**Directions for this task:**
Please print exactly the lines below, from the start of the material up to and including the line with "ax.axhline(0, color='black', lw=lw, zorder=5)", but none of the pictures.

**Collected material:**
— BEGIN —
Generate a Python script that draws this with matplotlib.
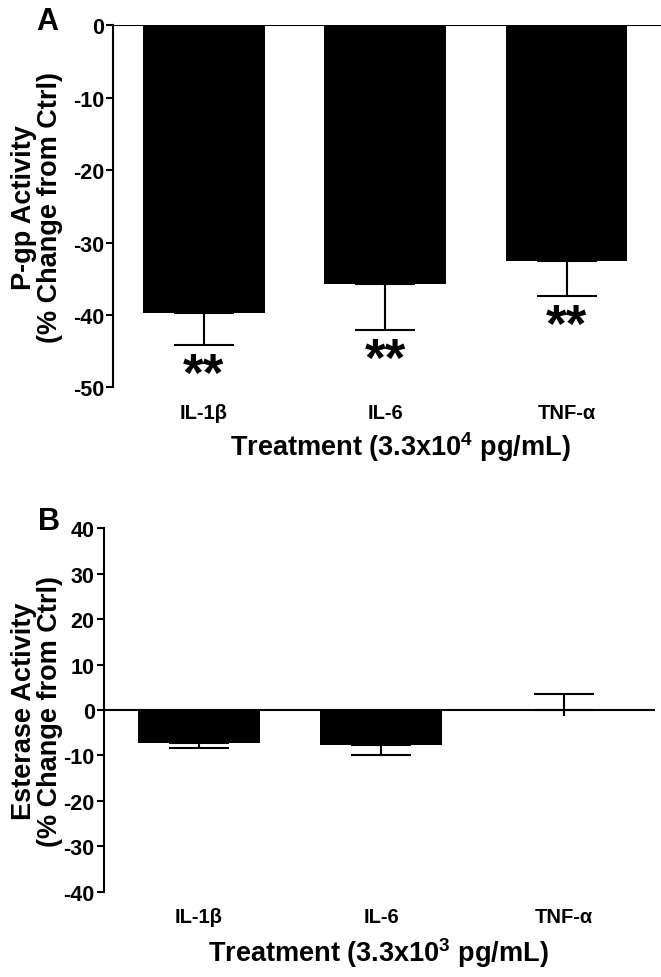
import matplotlib
matplotlib.use('Agg')
import matplotlib.pyplot as plt
import numpy as np

plt.rcParams['font.family'] = ['Liberation Sans', 'DejaVu Sans']
plt.rcParams['font.weight'] = 'bold'
plt.rcParams['mathtext.fontset'] = 'custom'
plt.rcParams['mathtext.rm'] = 'Liberation Sans:bold'
plt.rcParams['mathtext.default'] = 'rm'
plt.rcParams['axes.unicode_minus'] = False

treatments = ['IL-1β', 'IL-6', 'TNF-α']

# panel A: P-gp activity
pgp_mean = [-39.7, -35.8, -32.5]
pgp_sem = [4.5, 6.3, 4.9]
pgp_sig = ['**', '**', '**']

# panel B: esterase activity
est_mean = [-7.3, -7.7, 0.1]
est_sem = [1.1, 2.1, 3.5]
est_sem_low = [0, 0, 1.5]   # TNF-a whisker also runs below zero

x = np.arange(len(treatments))
w = 0.67
lw = 1.5
cap = 21.5

fig = plt.figure(figsize=(6.61, 9.78), dpi=100)
axA = fig.add_axes([0.171, 0.603, 0.829, 0.370])
axB = fig.add_axes([0.157, 0.087, 0.834, 0.372])


def style(ax, ylim, yt, xlim):
    ax.set_xlim(*xlim)
    ax.set_ylim(*ylim)
    ax.set_yticks(yt)
    ax.set_xticks(x)
    ax.set_xticklabels(treatments, fontsize=14.5, fontweight='bold')
    for s in ['top', 'right', 'bottom']:
        ax.spines[s].set_visible(False)
    ax.spines['left'].set_linewidth(lw)
    ax.tick_params(axis='x', length=0, pad=11)
    ax.tick_params(axis='y', length=5, width=lw, labelsize=15.5, pad=1.5)
    for t in ax.get_yticklabels():
        t.set_fontweight('bold')
    ax.axhline(0, color='black', lw=lw, zorder=5)


# ---- A ----
axA.bar(x, pgp_mean, width=w, color='black', zorder=2)
axA.errorbar(x, pgp_mean, yerr=[pgp_sem, [0] * 3], fmt='none', ecolor='black',
             elinewidth=lw, capsize=cap, capthick=lw, zorder=3)
for i in range(len(x)):
    axA.annotate(pgp_sig[i], (x[i], pgp_mean[i] - pgp_sem[i]), xytext=(0, -4),
                 textcoords='offset points', ha='center', va='top', fontsize=38)
style(axA, (-50, 0), np.arange(-50, 1, 10), (-0.5, 2.52))
axA.set_ylabel('P-gp Activity\n(% Change from Ctrl)', fontsize=19.5, fontweight='bold',
               linespacing=1.0, ha='center', va='center')
axA.yaxis.set_label_coords(-0.139, 0.5)
axA.set_xlabel('Treatment (3.3x10$^{4}$ pg/mL)', fontsize=19.5, fontweight='bold', va='center')
axA.xaxis.set_label_coords(0.524, -0.163)
fig.text(0.071, 0.978, 'A', fontsize=22, fontweight='bold', ha='center', va='center')

# ---- B ----
axB.bar(x, est_mean, width=w, color='black', zorder=2)
up = [e if m >= 0 else 0 for m, e in zip(est_mean, est_sem)]
dn = [e if m < 0 else 0 for m, e in zip(est_mean, est_sem)]
axB.errorbar(x, est_mean, yerr=[dn, up], fmt='none', ecolor='black',
             elinewidth=lw, capsize=cap, capthick=lw, zorder=3)
axB.errorbar(x, est_mean, yerr=[est_sem_low, [0] * 3], fmt='none', ecolor='black',
             elinewidth=lw, capsize=0, zorder=3)
style(axB, (-40, 40), np.arange(-40, 41, 10), (-0.52, 2.5))
axB.set_ylabel('Esterase Activity\n(% Change from Ctrl)', fontsize=19.5, fontweight='bold',
               linespacing=1.0, ha='center', va='center')
axB.yaxis.set_label_coords(-0.122, 0.5)
axB.set_xlabel('Treatment (3.3x10$^{3}$ pg/mL)', fontsize=19.5, fontweight='bold', va='center')
axB.xaxis.set_label_coords(0.498, -0.166)
fig.text(0.074, 0.466, 'B', fontsize=22, fontweight='bold', ha='center', va='center')

fig.savefig('out.png', dpi=100)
— END —
**Complete response:**
Generate a Python script that draws this with matplotlib.
import matplotlib
matplotlib.use('Agg')
import matplotlib.pyplot as plt
import numpy as np

plt.rcParams['font.family'] = ['Liberation Sans', 'DejaVu Sans']
plt.rcParams['font.weight'] = 'bold'
plt.rcParams['mathtext.fontset'] = 'custom'
plt.rcParams['mathtext.rm'] = 'Liberation Sans:bold'
plt.rcParams['mathtext.default'] = 'rm'
plt.rcParams['axes.unicode_minus'] = False

treatments = ['IL-1β', 'IL-6', 'TNF-α']

# panel A: P-gp activity
pgp_mean = [-39.7, -35.8, -32.5]
pgp_sem = [4.5, 6.3, 4.9]
pgp_sig = ['**', '**', '**']

# panel B: esterase activity
est_mean = [-7.3, -7.7, 0.1]
est_sem = [1.1, 2.1, 3.5]
est_sem_low = [0, 0, 1.5]   # TNF-a whisker also runs below zero

x = np.arange(len(treatments))
w = 0.67
lw = 1.5
cap = 21.5

fig = plt.figure(figsize=(6.61, 9.78), dpi=100)
axA = fig.add_axes([0.171, 0.603, 0.829, 0.370])
axB = fig.add_axes([0.157, 0.087, 0.834, 0.372])


def style(ax, ylim, yt, xlim):
    ax.set_xlim(*xlim)
    ax.set_ylim(*ylim)
    ax.set_yticks(yt)
    ax.set_xticks(x)
    ax.set_xticklabels(treatments, fontsize=14.5, fontweight='bold')
    for s in ['top', 'right', 'bottom']:
        ax.spines[s].set_visible(False)
    ax.spines['left'].set_linewidth(lw)
    ax.tick_params(axis='x', length=0, pad=11)
    ax.tick_params(axis='y', length=5, width=lw, labelsize=15.5, pad=1.5)
    for t in ax.get_yticklabels():
        t.set_fontweight('bold')
    ax.axhline(0, color='black', lw=lw, zorder=5)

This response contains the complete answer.